The Dragonslayer's Apprentice
- First edition
- Author: David Calder
- Illustrator: Stieg Retlin
- Cover artist: Alan Barnett
- Language: English
- Genre: Fantasy novel
- Publisher: Scholastic New Zealand, Ltd., Scholastic Inc.
- Publication date: 1997 (NZ), 1998 (US)
- Publication place: New Zealand
- Media type: paperback
- Pages: 160
- ISBN: 0-590-63093-8

= The Dragonslayer's Apprentice =

1997 novel by David Calder

The Dragonslayer's Apprentice is a novel written by David Calder in 1997 and illustrated by Stieg Retlin. It was published in 1997 in New Zealand by Scholastic New Zealand, and in 1998 in the United States by Scholastic.

==Summary==
A girl called Jackie convinces a man known only as "the Dragonslayer" to allow her to be his apprentice and to work with her along with his taciturn assistant, Ron. At the beginning, the Dragonslayer repeatedly thinks he should not have accepted her as his apprentice, believing himself mad to have taken on not only a woman, but a teenage girl.

After becoming his apprentice Jackie tells him she is the daughter of a noble family who ran away because she was far too bored doing ladylike things all day. He believes most of her story, suspecting that she is actually a royal princess; he also manages to confirm and let Jackie know he knows, without outright asking or saying such. Near the end of the novel, the Dragonslayer and Ron are told by the country's palace's chamberlain that Jackie is indeed a princess. She is allowed to receive her Dragonslayer's cape from her father, the king, and he expresses his pride and that of the kingdom in her for becoming the first female dragonslayer ever.

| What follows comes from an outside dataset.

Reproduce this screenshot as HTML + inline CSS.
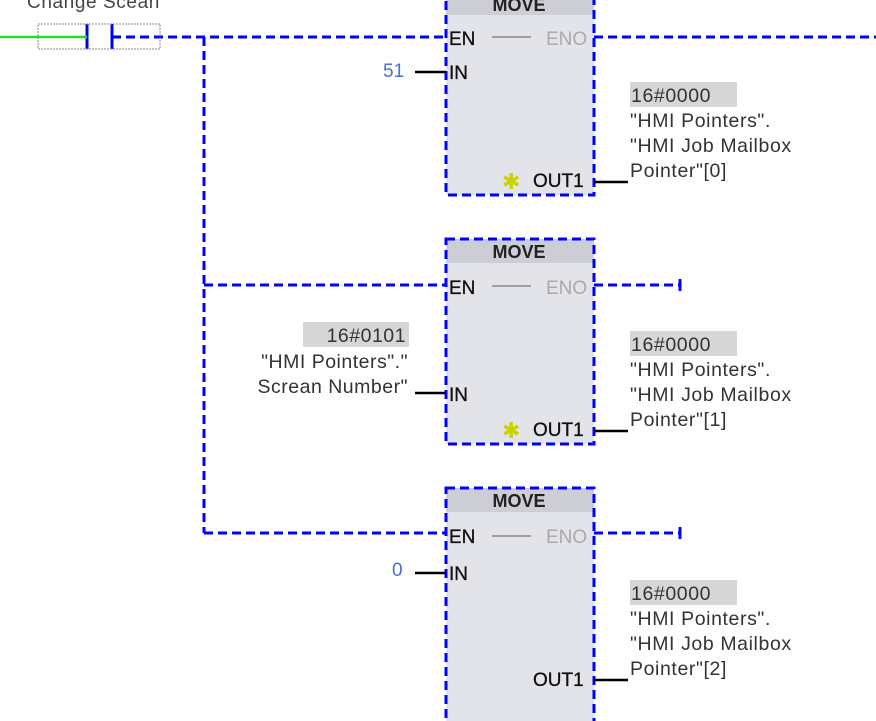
<!DOCTYPE html>
<html><head><meta charset="utf-8"><style>
html,body{margin:0;padding:0;background:#fff;width:876px;height:721px;overflow:hidden}
svg{display:block}
text{font-family:"Liberation Sans","DejaVu Sans",sans-serif}
</style></head><body>
<svg width="876" height="721" viewBox="0 0 876 721" xmlns="http://www.w3.org/2000/svg">
<g>
  <rect x="446" y="-10" width="148" height="205" fill="#e3e3ea"/>
  <rect x="446" y="-10" width="148" height="25" fill="#cdcdd6"/>
  <rect x="446" y="239" width="148" height="205" fill="#e3e3ea"/>
  <rect x="446" y="239" width="148" height="24" fill="#cdcdd6"/>
  <rect x="446" y="488" width="148" height="240" fill="#e3e3ea"/>
  <rect x="446" y="488" width="148" height="24" fill="#cdcdd6"/>
</g>
<g fill="none" stroke="#0000ff" stroke-width="3" stroke-dasharray="9,5">
  <rect x="446" y="-10" width="148" height="205"/>
  <rect x="446" y="239" width="148" height="205"/>
  <rect x="446" y="488" width="148" height="240"/>
  <path d="M112 37 H446"/>
  <path d="M594 37 H876"/>
  <path d="M204 37 V533"/>
  <path d="M204 285 H446"/>
  <path d="M204 533 H446"/>
  <path d="M594 285 H680"/>
  <path d="M594 533 H680"/>
</g>
<g stroke="#0000ff" stroke-width="3">
  <path d="M680 279 V291 M680 527 V539"/>
  <path d="M87 24 V49 M112 24 V49"/>
</g>
<rect x="38" y="24" width="122" height="25" fill="none" stroke="#888" stroke-width="1" stroke-dasharray="2,1"/>
<path d="M0 37 H87" stroke="#22dd22" stroke-width="2.5"/>
<text x="27" y="8" font-size="19" letter-spacing="0.6" fill="#444">Change Scean</text>
<g stroke="#888" stroke-width="1.5">
  <path d="M492 37 H531 M492 286 H531 M492 536 H531"/>
</g>
<g stroke="#000" stroke-width="2.5">
  <path d="M415 72 H446 M415 393 H446 M415 573 H446"/>
  <path d="M594 182 H628 M594 431 H628 M594 680 H628"/>
</g>
<g font-size="18" font-weight="bold" fill="#222" text-anchor="middle">
  <text x="519" y="11">MOVE</text>
  <text x="519" y="258">MOVE</text>
  <text x="519" y="507">MOVE</text>
</g>
<g font-size="19" fill="#111" stroke="#111" stroke-width="0.3">
  <text x="449" y="45">EN</text><text x="449" y="79">IN</text>
  <text x="449" y="294">EN</text><text x="449" y="401">IN</text>
  <text x="449" y="543">EN</text><text x="449" y="580">IN</text>
  <text x="533" y="187">OUT1</text><text x="533" y="436">OUT1</text><text x="533" y="686">OUT1</text>
</g>
<g font-size="19" fill="#aaa">
  <text x="546" y="45">ENO</text><text x="546" y="294">ENO</text><text x="546" y="543">ENO</text>
</g>
<g font-size="22" fill="#c8d400" font-weight="bold">
  <text x="502" y="189">✱</text><text x="502" y="438">✱</text>
</g>
<g font-size="19" fill="#4a6fd8">
  <text x="383" y="77">51</text>
  <text x="392" y="576">0</text>
</g>
<rect x="303" y="322" width="106" height="25" fill="#d6d6d6"/>
<g font-size="19.5" letter-spacing="0.5" fill="#333" text-anchor="end">
  <text x="406" y="342">16#0101</text>
  <text x="408" y="368">"HMI Pointers"."</text>
  <text x="408" y="393">Screan Number"</text>
</g>
<g fill="#d6d6d6">
  <rect x="630" y="82" width="107" height="25"/>
  <rect x="630" y="331" width="107" height="25"/>
  <rect x="630" y="580" width="107" height="25"/>
</g>
<g font-size="19.5" letter-spacing="0.6" fill="#333">
  <text x="631" y="102">16#0000</text>
  <text x="630" y="127">"HMI Pointers".</text>
  <text x="630" y="152">"HMI Job Mailbox</text>
  <text x="630" y="177">Pointer"[0]</text>
  <text x="631" y="351">16#0000</text>
  <text x="630" y="376">"HMI Pointers".</text>
  <text x="630" y="401">"HMI Job Mailbox</text>
  <text x="630" y="426">Pointer"[1]</text>
  <text x="631" y="600">16#0000</text>
  <text x="630" y="625">"HMI Pointers".</text>
  <text x="630" y="650">"HMI Job Mailbox</text>
  <text x="630" y="675">Pointer"[2]</text>
</g>
</svg>
</body></html>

In this book, dragons do not breathe fire, but do give off a black vapor that people usually think is smoke.

==Characters==
- Jacqueline "Jackie" - the Dragonslayer's female apprentice. She originally thought the post would be fun, not 'so serious,' but adjusts very well considering, and performs acceptably, becoming a Dragonslayer herself by the end of the book.
- The Dragonslayer - Jackie's master. His father was also a Dragonslayer, so this Dragonslayer has a great deal of experience within the profession.
- Ron - The Dragonslayer's assistant. He is very quiet, but rather smart. He usually nods or shakes his head in response to questions. When he says three or four words in a row, Jackie jokingly says that he has made a speech. His leg is broken when the second dragon is killed, and the Dragonslayer and Jackie leave Ron in a village for a while to heal.
- Bill - A dragonslayer's assistant, who the Dragonslayer hires after Ron is injured. He is married to Widow Matchem and is trying to be a good farmer. Knowledgeable and friendly, if gruff, he works with the Dragonslayer and Jackie for one job - that of killing two giant birds - and then returns home to re-equip his wife's farm.

==Themes==
A theme of the book is the success and growth of someone through training and trials; ambition, perseverance, and ingenuity play a part. According to Scholastic, topics of the book are "...achievement and success; cleverness, creativity, and imagination; discovery and learning; and life experiences and relationships." Also, the book is about the unusual achievements of a young female character, so an underlying theme is the strength of the perceived 'weaker' sex. Superstition is also presented in a negative but understanding light, and bureaucracy is sometimes presented negatively as well.

==Awards and nominations==
The Dragonslayer's Apprentice (the Scholastic New Zealand edition) was a finalist for the New Zealand Post Children's Book Awards in 1998, and was, in fact, the Junior Fiction honour book. New Zealand Post sponsors the award.